▸ Records supplied:
--- begin ---
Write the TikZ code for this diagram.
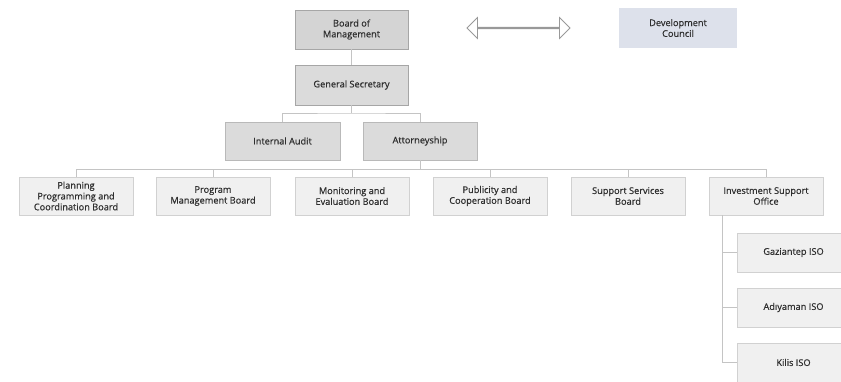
\documentclass[tikz,border=0pt]{standalone}
\usepackage{fontspec}
\setmainfont{Open Sans}
\newfontfamily\semib{Open Sans}[FakeBold=0.5]
\usetikzlibrary{shapes.arrows}
\definecolor{linegray}{HTML}{C4C4C4}
\definecolor{txt}{HTML}{2E2E2E}
\definecolor{dcfill}{HTML}{DDE1EB}
\tikzset{
  box/.style={draw=#1, rectangle, align=center, font=\semib\fontsize{9.2}{10.8}\selectfont, text=txt, inner sep=1pt, line width=0.8pt},
  topbox/.style={box=gray!70, fill=black!17, minimum width=113pt, minimum height=39pt},
  midbox/.style={box=gray!55, fill=black!14, minimum width=114pt, minimum height=38pt},
  lowbox/.style={box=black!18, fill=black!6, minimum width=114pt, minimum height=38pt},
  isobox/.style={box=black!18, fill=black!6, minimum width=113pt, minimum height=39pt},
  conn/.style={draw=linegray, line width=0.9pt},
}
\begin{document}
\begin{tikzpicture}[x=1pt,y=-1pt]
\useasboundingbox[fill=white] (0,0) rectangle (841,381);
\node[topbox] (bom) at (351.5,29.5) {Board of\\Management};
\node[topbox, fill=black!14, minimum height=40pt] (gs) at (351.5,85) {General Secretary};
\node[box=white, fill=dcfill, draw=none, minimum width=118pt, minimum height=40pt] (dc) at (678,28) {Development\\Council};
\node[double arrow, draw=gray!80, line width=0.8pt, fill=white, minimum width=21pt, double arrow head extend=6.5pt, double arrow head indent=0pt, minimum height=103pt, inner sep=0pt] (arr) at (518.5,28) {};
\node[midbox, minimum width=115pt] (ia) at (282.5,141) {Internal Audit};
\node[midbox] (att) at (420,141) {Attorneyship};
\node[lowbox] (b1) at (76,196) {Planning\\Programming and\\Coordination Board};
\node[lowbox] (b2) at (213,196) {Program\\Management Board};
\node[lowbox] (b3) at (352,196) {Monitoring and\\Evaluation Board};
\node[lowbox] (b4) at (490,196) {Publicity and\\Cooperation Board};
\node[lowbox] (b5) at (628,196) {Support Services\\Board};
\node[lowbox] (b6) at (766,196) {Investment Support\\Office};
\node[isobox] (g) at (793.5,252.5) {Gaziantep ISO};
\node[isobox] (a) at (793.5,307.5) {Adıyaman ISO};
\node[isobox] (k) at (793.5,362.5) {Kilis ISO};
\coordinate (s1) at (351.5,113);
\coordinate (s2) at (420,169);
\coordinate (trunk) at (722,215);
\draw[conn] (bom.south) -- (gs.north);
\draw[conn] (gs.south) -- (s1);
\draw[conn] (ia.north) |- (s1) -| (att.north);
\draw[conn] (att.south) -- (s2);
\foreach \b in {b1,b2,b3,b4,b5,b6}{
  \draw[conn] (s2) -| (\b.north);
}
\draw[conn] (trunk) |- (k.west);
\draw[conn] (trunk |- g.west) -- (g.west);
\draw[conn] (trunk |- a.west) -- (a.west);
\end{tikzpicture}
\end{document}
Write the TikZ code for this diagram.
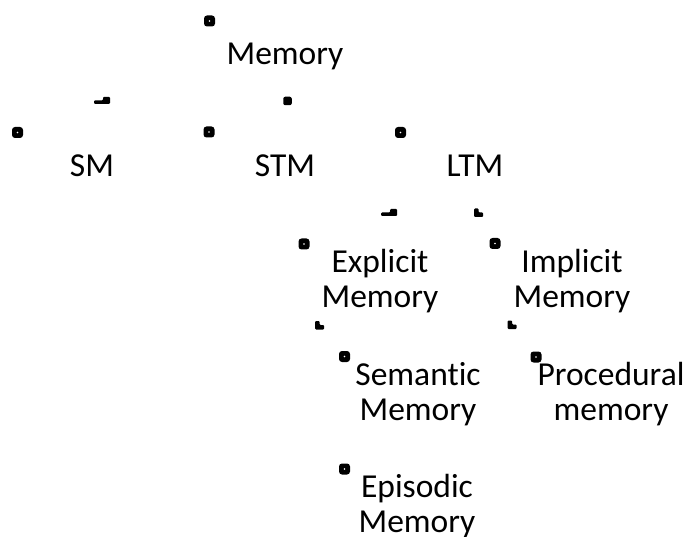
--- end ---
▸ Set exercise: Drop the images and quote the entries word for word.

▸ Answer to this problem:
Write the TikZ code for this diagram.
\documentclass[tikz,border=0pt]{standalone}
\usepackage{fontspec}
\setmainfont{Open Sans}
\newfontfamily\semib{Open Sans}[FakeBold=0.5]
\usetikzlibrary{shapes.arrows}
\definecolor{linegray}{HTML}{C4C4C4}
\definecolor{txt}{HTML}{2E2E2E}
\definecolor{dcfill}{HTML}{DDE1EB}
\tikzset{
  box/.style={draw=#1, rectangle, align=center, font=\semib\fontsize{9.2}{10.8}\selectfont, text=txt, inner sep=1pt, line width=0.8pt},
  topbox/.style={box=gray!70, fill=black!17, minimum width=113pt, minimum height=39pt},
  midbox/.style={box=gray!55, fill=black!14, minimum width=114pt, minimum height=38pt},
  lowbox/.style={box=black!18, fill=black!6, minimum width=114pt, minimum height=38pt},
  isobox/.style={box=black!18, fill=black!6, minimum width=113pt, minimum height=39pt},
  conn/.style={draw=linegray, line width=0.9pt},
}
\begin{document}
\begin{tikzpicture}[x=1pt,y=-1pt]
\useasboundingbox[fill=white] (0,0) rectangle (841,381);
\node[topbox] (bom) at (351.5,29.5) {Board of\\Management};
\node[topbox, fill=black!14, minimum height=40pt] (gs) at (351.5,85) {General Secretary};
\node[box=white, fill=dcfill, draw=none, minimum width=118pt, minimum height=40pt] (dc) at (678,28) {Development\\Council};
\node[double arrow, draw=gray!80, line width=0.8pt, fill=white, minimum width=21pt, double arrow head extend=6.5pt, double arrow head indent=0pt, minimum height=103pt, inner sep=0pt] (arr) at (518.5,28) {};
\node[midbox, minimum width=115pt] (ia) at (282.5,141) {Internal Audit};
\node[midbox] (att) at (420,141) {Attorneyship};
\node[lowbox] (b1) at (76,196) {Planning\\Programming and\\Coordination Board};
\node[lowbox] (b2) at (213,196) {Program\\Management Board};
\node[lowbox] (b3) at (352,196) {Monitoring and\\Evaluation Board};
\node[lowbox] (b4) at (490,196) {Publicity and\\Cooperation Board};
\node[lowbox] (b5) at (628,196) {Support Services\\Board};
\node[lowbox] (b6) at (766,196) {Investment Support\\Office};
\node[isobox] (g) at (793.5,252.5) {Gaziantep ISO};
\node[isobox] (a) at (793.5,307.5) {Adıyaman ISO};
\node[isobox] (k) at (793.5,362.5) {Kilis ISO};
\coordinate (s1) at (351.5,113);
\coordinate (s2) at (420,169);
\coordinate (trunk) at (722,215);
\draw[conn] (bom.south) -- (gs.north);
\draw[conn] (gs.south) -- (s1);
\draw[conn] (ia.north) |- (s1) -| (att.north);
\draw[conn] (att.south) -- (s2);
\foreach \b in {b1,b2,b3,b4,b5,b6}{
  \draw[conn] (s2) -| (\b.north);
}
\draw[conn] (trunk) |- (k.west);
\draw[conn] (trunk |- g.west) -- (g.west);
\draw[conn] (trunk |- a.west) -- (a.west);
\end{tikzpicture}
\end{document}
Write the TikZ code for this diagram.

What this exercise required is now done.